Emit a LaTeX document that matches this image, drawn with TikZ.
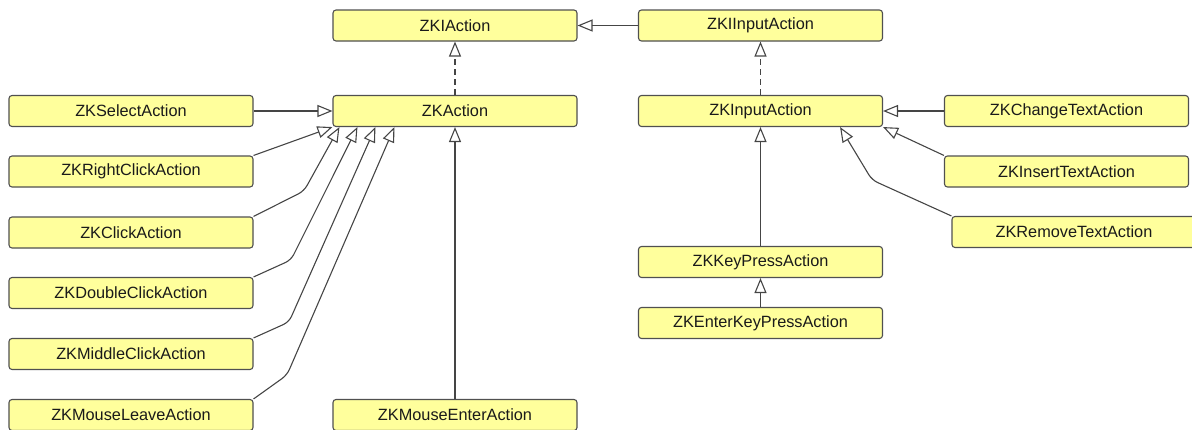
\documentclass[tikz,border=0pt]{standalone}
\usepackage{fontspec}
\setmainfont{Liberation Sans}
\usetikzlibrary{arrows.meta}
\definecolor{boxfill}{HTML}{FFFF9C}
\definecolor{boxborder}{HTML}{505050}
\definecolor{linecol}{HTML}{454545}
\definecolor{txtcol}{HTML}{1A1A1A}
\begin{document}
\begin{tikzpicture}[x=1pt,y=-1pt,
  cls/.style={draw=boxborder, fill=boxfill, rounded corners=3pt, line width=1.1pt,
    minimum width=244pt, minimum height=31pt, inner sep=0pt, text=txtcol,
    font=\fontsize{16.3}{19}\selectfont},
  inherit/.style={draw=linecol, line width=1.1pt,
    -{Triangle[open,length=15pt,width=12pt,line width=1.1pt]}},
  realize/.style={inherit, dash pattern=on 6pt off 4pt}]
\useasboundingbox (0,0) rectangle (1192,429);
% nodes
\node[cls] (ia)    at (455,25.5)   {ZKIAction};
\node[cls] (iia)   at (760.5,25.5) {ZKIInputAction};
\node[cls] (za)    at (455,111)    {ZKAction};
\node[cls] (zin)   at (760.5,111)  {ZKInputAction};
\node[cls] (sel)   at (131,111)    {ZKSelectAction};
\node[cls] (rc)    at (131,171.5)  {ZKRightClickAction};
\node[cls] (clk)   at (131,232.5)  {ZKClickAction};
\node[cls] (dbl)   at (131,293)    {ZKDoubleClickAction};
\node[cls] (mid)   at (131,354)    {ZKMiddleClickAction};
\node[cls] (lv)    at (131,415)    {ZKMouseLeaveAction};
\node[cls] (ent)   at (455,415)    {ZKMouseEnterAction};
\node[cls] (chg)   at (1066.5,111) {ZKChangeTextAction};
\node[cls] (ins)   at (1066.5,171.5) {ZKInsertTextAction};
\node[cls] (rem)   at (1074,232)   {ZKRemoveTextAction};
\node[cls] (kp)    at (760.5,262)  {ZKKeyPressAction};
\node[cls] (ekp)   at (760.5,323)  {ZKEnterKeyPressAction};
% tip coordinates
\coordinate (t1) at ([xshift=7pt]za.south west);
\coordinate (t2) at ([xshift=25pt]za.south west);
\coordinate (t3) at ([xshift=43pt]za.south west);
\coordinate (t4) at ([xshift=62pt]za.south west);
\coordinate (b1) at (304,191);
\coordinate (b2) at (291,260);
\coordinate (b3) at (289,322);
\coordinate (b4) at (287,375);
\coordinate (tr) at ([xshift=-43pt]zin.south east);
\coordinate (br) at (872,180);
% connectors
\draw[inherit] (iia) -- (ia);
\draw[realize] (za) -- (ia);
\draw[realize] (zin) -- (iia);
\draw[inherit] (sel) -- (za);
\draw[inherit] (rc.north east) -- (za.south west);
\draw[inherit, rounded corners=6pt] (clk.north east) -- (b1) -- (t1);
\draw[inherit, rounded corners=6pt] (dbl.north east) -- (b2) -- (t2);
\draw[inherit, rounded corners=6pt] (mid.north east) -- (b3) -- (t3);
\draw[inherit, rounded corners=6pt] (lv.north east) -- (b4) -- (t4);
\draw[inherit] (ent) -- (za);
\draw[inherit] (chg) -- (zin);
\draw[inherit] (ins.north west) -- (zin.south east);
\draw[inherit, rounded corners=6pt] (rem.north west) -- (br) -- (tr);
\draw[inherit] (kp) -- (zin);
\draw[inherit] (ekp) -- (kp);
\end{tikzpicture}
\end{document}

▶ WHAT NEEDS TO BE DONE:
Please transcribe the material above exactly as written. Leave the pictures out.

▶ RESPONSE:
Emit a LaTeX document that matches this image, drawn with TikZ.
\documentclass[tikz,border=0pt]{standalone}
\usepackage{fontspec}
\setmainfont{Liberation Sans}
\usetikzlibrary{arrows.meta}
\definecolor{boxfill}{HTML}{FFFF9C}
\definecolor{boxborder}{HTML}{505050}
\definecolor{linecol}{HTML}{454545}
\definecolor{txtcol}{HTML}{1A1A1A}
\begin{document}
\begin{tikzpicture}[x=1pt,y=-1pt,
  cls/.style={draw=boxborder, fill=boxfill, rounded corners=3pt, line width=1.1pt,
    minimum width=244pt, minimum height=31pt, inner sep=0pt, text=txtcol,
    font=\fontsize{16.3}{19}\selectfont},
  inherit/.style={draw=linecol, line width=1.1pt,
    -{Triangle[open,length=15pt,width=12pt,line width=1.1pt]}},
  realize/.style={inherit, dash pattern=on 6pt off 4pt}]
\useasboundingbox (0,0) rectangle (1192,429);
% nodes
\node[cls] (ia)    at (455,25.5)   {ZKIAction};
\node[cls] (iia)   at (760.5,25.5) {ZKIInputAction};
\node[cls] (za)    at (455,111)    {ZKAction};
\node[cls] (zin)   at (760.5,111)  {ZKInputAction};
\node[cls] (sel)   at (131,111)    {ZKSelectAction};
\node[cls] (rc)    at (131,171.5)  {ZKRightClickAction};
\node[cls] (clk)   at (131,232.5)  {ZKClickAction};
\node[cls] (dbl)   at (131,293)    {ZKDoubleClickAction};
\node[cls] (mid)   at (131,354)    {ZKMiddleClickAction};
\node[cls] (lv)    at (131,415)    {ZKMouseLeaveAction};
\node[cls] (ent)   at (455,415)    {ZKMouseEnterAction};
\node[cls] (chg)   at (1066.5,111) {ZKChangeTextAction};
\node[cls] (ins)   at (1066.5,171.5) {ZKInsertTextAction};
\node[cls] (rem)   at (1074,232)   {ZKRemoveTextAction};
\node[cls] (kp)    at (760.5,262)  {ZKKeyPressAction};
\node[cls] (ekp)   at (760.5,323)  {ZKEnterKeyPressAction};
% tip coordinates
\coordinate (t1) at ([xshift=7pt]za.south west);
\coordinate (t2) at ([xshift=25pt]za.south west);
\coordinate (t3) at ([xshift=43pt]za.south west);
\coordinate (t4) at ([xshift=62pt]za.south west);
\coordinate (b1) at (304,191);
\coordinate (b2) at (291,260);
\coordinate (b3) at (289,322);
\coordinate (b4) at (287,375);
\coordinate (tr) at ([xshift=-43pt]zin.south east);
\coordinate (br) at (872,180);
% connectors
\draw[inherit] (iia) -- (ia);
\draw[realize] (za) -- (ia);
\draw[realize] (zin) -- (iia);
\draw[inherit] (sel) -- (za);
\draw[inherit] (rc.north east) -- (za.south west);
\draw[inherit, rounded corners=6pt] (clk.north east) -- (b1) -- (t1);
\draw[inherit, rounded corners=6pt] (dbl.north east) -- (b2) -- (t2);
\draw[inherit, rounded corners=6pt] (mid.north east) -- (b3) -- (t3);
\draw[inherit, rounded corners=6pt] (lv.north east) -- (b4) -- (t4);
\draw[inherit] (ent) -- (za);
\draw[inherit] (chg) -- (zin);
\draw[inherit] (ins.north west) -- (zin.south east);
\draw[inherit, rounded corners=6pt] (rem.north west) -- (br) -- (tr);
\draw[inherit] (kp) -- (zin);
\draw[inherit] (ekp) -- (kp);
\end{tikzpicture}
\end{document}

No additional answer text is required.